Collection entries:
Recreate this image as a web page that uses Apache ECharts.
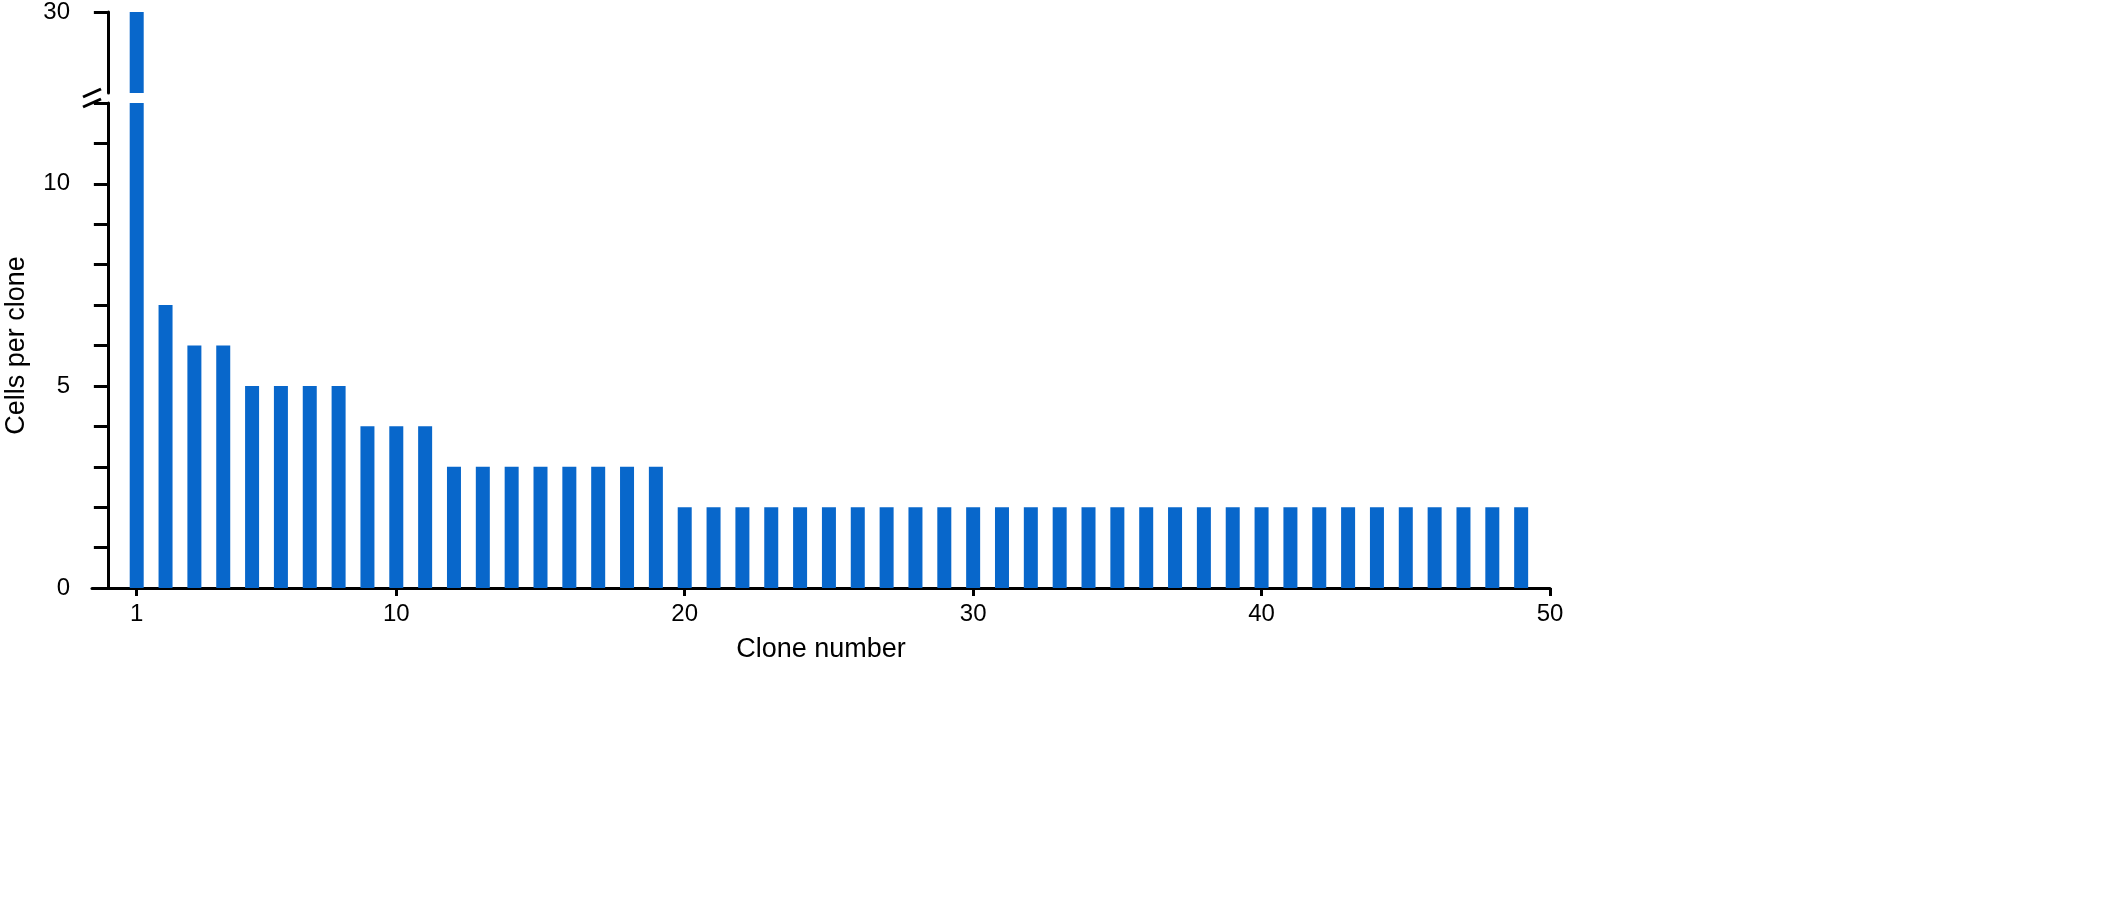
<!DOCTYPE html>
<html>
<head>
<meta charset="utf-8">
<script src="https://cdn.jsdelivr.net/npm/echarts@6/dist/echarts.min.js"></script>
<style>html,body{margin:0;padding:0;background:#fff}#chart{width:2115px;height:923px}</style>
</head>
<body>
<div id="chart"></div>
<script>
// clone number 1..49, cells per clone
const clones = Array.from({ length: 49 }, (_, i) => i + 1);
const cells = [30, 7, 6, 6, 5, 5, 5, 5, 4, 4, 4, 3, 3, 3, 3, 3, 3, 3, 3,
  2, 2, 2, 2, 2, 2, 2, 2, 2, 2, 2, 2, 2, 2, 2, 2, 2, 2, 2, 2, 2,
  2, 2, 2, 2, 2, 2, 2, 2, 2];
const xTicks = [1, 10, 20, 30, 40, 50];
const yTicksLabeled = [0, 5, 10];

const lowMax = 12;
const highMin = 28, highMax = 30;
const barColor = "#0867cb";
const font = "Liberation Sans";

const chart = echarts.init(document.getElementById("chart"));

const lowData = clones.map((c, i) => [c, Math.min(cells[i], lowMax)]);
const highData = clones.map((c, i) => cells[i] > highMin ? [c, cells[i]] : null).filter(Boolean);

const xBase = {
  type: "value", min: -0.55, max: 50,
  splitLine: { show: false }
};

chart.setOption({
  animation: false,
  grid: [
    { left: 92, width: 1458, top: 103, height: 485, outerBoundsMode: "none", containLabel: false },
    { left: 92, width: 1458, top: 12, height: 81, outerBoundsMode: "none", containLabel: false }
  ],
  xAxis: [
    Object.assign({}, xBase, {
      gridIndex: 0,
      name: "Clone number", nameLocation: "middle", nameGap: 48,
      nameTextStyle: { fontSize: 27, color: "#000", fontFamily: font },
      axisLine: { lineStyle: { color: "#000", width: 3 } },
      axisTick: { customValues: xTicks, length: 8, lineStyle: { color: "#000", width: 3 } },
      axisLabel: { customValues: xTicks, fontSize: 24, color: "#000", fontFamily: font, margin: 14 }
    }),
    Object.assign({}, xBase, {
      gridIndex: 1, show: false
    })
  ],
  yAxis: [
    {
      type: "value", gridIndex: 0, min: 0, max: lowMax, interval: 1,
      name: "Cells per clone", nameLocation: "middle", nameGap: 62,
      nameTextStyle: { fontSize: 27, color: "#000", fontFamily: font },
      splitLine: { show: false },
      axisLine: { show: true, lineStyle: { color: "#000", width: 3 } },
      axisTick: { show: true, length: 14, lineStyle: { color: "#000", width: 3 } },
      axisLabel: {
        customValues: yTicksLabeled, fontSize: 24, color: "#000", fontFamily: font, margin: 22
      }
    },
    {
      type: "value", gridIndex: 1, min: highMin, max: highMax,
      splitLine: { show: false },
      axisLine: { show: true, lineStyle: { color: "#000", width: 3 } },
      axisTick: { show: true, customValues: [highMax], length: 14, lineStyle: { color: "#000", width: 3 } },
      axisLabel: { customValues: [highMax], fontSize: 24, color: "#000", fontFamily: font, margin: 22 }
    }
  ],
  series: [
    { type: "bar", xAxisIndex: 0, yAxisIndex: 0, data: lowData, barWidth: 14,
      itemStyle: { color: barColor } },
    { type: "bar", xAxisIndex: 1, yAxisIndex: 1, data: highData, barWidth: 14,
      itemStyle: { color: barColor } }
  ]
});

// axis break marks
const pLow = chart.convertToPixel({ xAxisIndex: 0, yAxisIndex: 0 }, [-0.55, lowMax]);
const pHigh = chart.convertToPixel({ xAxisIndex: 1, yAxisIndex: 1 }, [-0.55, highMin]);
const mark = (x, y) => ({
  type: "line",
  shape: { x1: x - 9, y1: y + 4, x2: x + 9, y2: y - 4 },
  style: { stroke: "#000", lineWidth: 3 }
});
chart.setOption({
  graphic: [mark(pLow[0], pLow[1]), mark(pHigh[0], pHigh[1])]
});
</script>
</body>
</html>
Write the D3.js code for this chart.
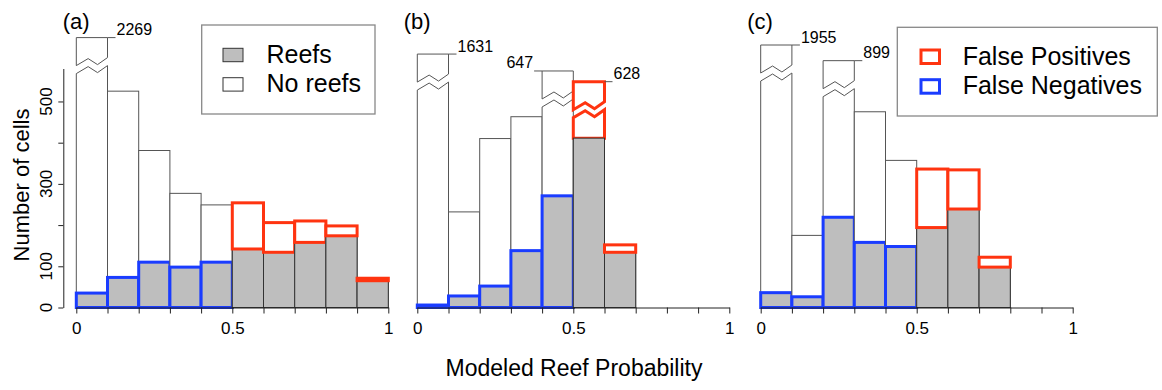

Exercise aim:
Make an exact copy of all the material, but keep the pictures out of it.

Solution for this task:
Recreate this image as a web page that uses Apache ECharts.
<!DOCTYPE html>
<html>
<head>
<meta charset="utf-8">
<script src="https://cdn.jsdelivr.net/npm/echarts@6/dist/echarts.min.js"></script>
<style>html,body{margin:0;padding:0;background:#fff}#chart{width:2115px;height:923px}</style>
</head>
<body>
<div id="chart"></div>
<script>
// clone number 1..49, cells per clone
const clones = Array.from({ length: 49 }, (_, i) => i + 1);
const cells = [30, 7, 6, 6, 5, 5, 5, 5, 4, 4, 4, 3, 3, 3, 3, 3, 3, 3, 3,
  2, 2, 2, 2, 2, 2, 2, 2, 2, 2, 2, 2, 2, 2, 2, 2, 2, 2, 2, 2, 2,
  2, 2, 2, 2, 2, 2, 2, 2, 2];
const xTicks = [1, 10, 20, 30, 40, 50];
const yTicksLabeled = [0, 5, 10];

const lowMax = 12;
const highMin = 28, highMax = 30;
const barColor = "#0867cb";
const font = "Liberation Sans";

const chart = echarts.init(document.getElementById("chart"));

const lowData = clones.map((c, i) => [c, Math.min(cells[i], lowMax)]);
const highData = clones.map((c, i) => cells[i] > highMin ? [c, cells[i]] : null).filter(Boolean);

const xBase = {
  type: "value", min: -0.55, max: 50,
  splitLine: { show: false }
};

chart.setOption({
  animation: false,
  grid: [
    { left: 92, width: 1458, top: 103, height: 485, outerBoundsMode: "none", containLabel: false },
    { left: 92, width: 1458, top: 12, height: 81, outerBoundsMode: "none", containLabel: false }
  ],
  xAxis: [
    Object.assign({}, xBase, {
      gridIndex: 0,
      name: "Clone number", nameLocation: "middle", nameGap: 48,
      nameTextStyle: { fontSize: 27, color: "#000", fontFamily: font },
      axisLine: { lineStyle: { color: "#000", width: 3 } },
      axisTick: { customValues: xTicks, length: 8, lineStyle: { color: "#000", width: 3 } },
      axisLabel: { customValues: xTicks, fontSize: 24, color: "#000", fontFamily: font, margin: 14 }
    }),
    Object.assign({}, xBase, {
      gridIndex: 1, show: false
    })
  ],
  yAxis: [
    {
      type: "value", gridIndex: 0, min: 0, max: lowMax, interval: 1,
      name: "Cells per clone", nameLocation: "middle", nameGap: 62,
      nameTextStyle: { fontSize: 27, color: "#000", fontFamily: font },
      splitLine: { show: false },
      axisLine: { show: true, lineStyle: { color: "#000", width: 3 } },
      axisTick: { show: true, length: 14, lineStyle: { color: "#000", width: 3 } },
      axisLabel: {
        customValues: yTicksLabeled, fontSize: 24, color: "#000", fontFamily: font, margin: 22
      }
    },
    {
      type: "value", gridIndex: 1, min: highMin, max: highMax,
      splitLine: { show: false },
      axisLine: { show: true, lineStyle: { color: "#000", width: 3 } },
      axisTick: { show: true, customValues: [highMax], length: 14, lineStyle: { color: "#000", width: 3 } },
      axisLabel: { customValues: [highMax], fontSize: 24, color: "#000", fontFamily: font, margin: 22 }
    }
  ],
  series: [
    { type: "bar", xAxisIndex: 0, yAxisIndex: 0, data: lowData, barWidth: 14,
      itemStyle: { color: barColor } },
    { type: "bar", xAxisIndex: 1, yAxisIndex: 1, data: highData, barWidth: 14,
      itemStyle: { color: barColor } }
  ]
});

// axis break marks
const pLow = chart.convertToPixel({ xAxisIndex: 0, yAxisIndex: 0 }, [-0.55, lowMax]);
const pHigh = chart.convertToPixel({ xAxisIndex: 1, yAxisIndex: 1 }, [-0.55, highMin]);
const mark = (x, y) => ({
  type: "line",
  shape: { x1: x - 9, y1: y + 4, x2: x + 9, y2: y - 4 },
  style: { stroke: "#000", lineWidth: 3 }
});
chart.setOption({
  graphic: [mark(pLow[0], pLow[1]), mark(pHigh[0], pHigh[1])]
});
</script>
</body>
</html>
Write the D3.js code for this chart.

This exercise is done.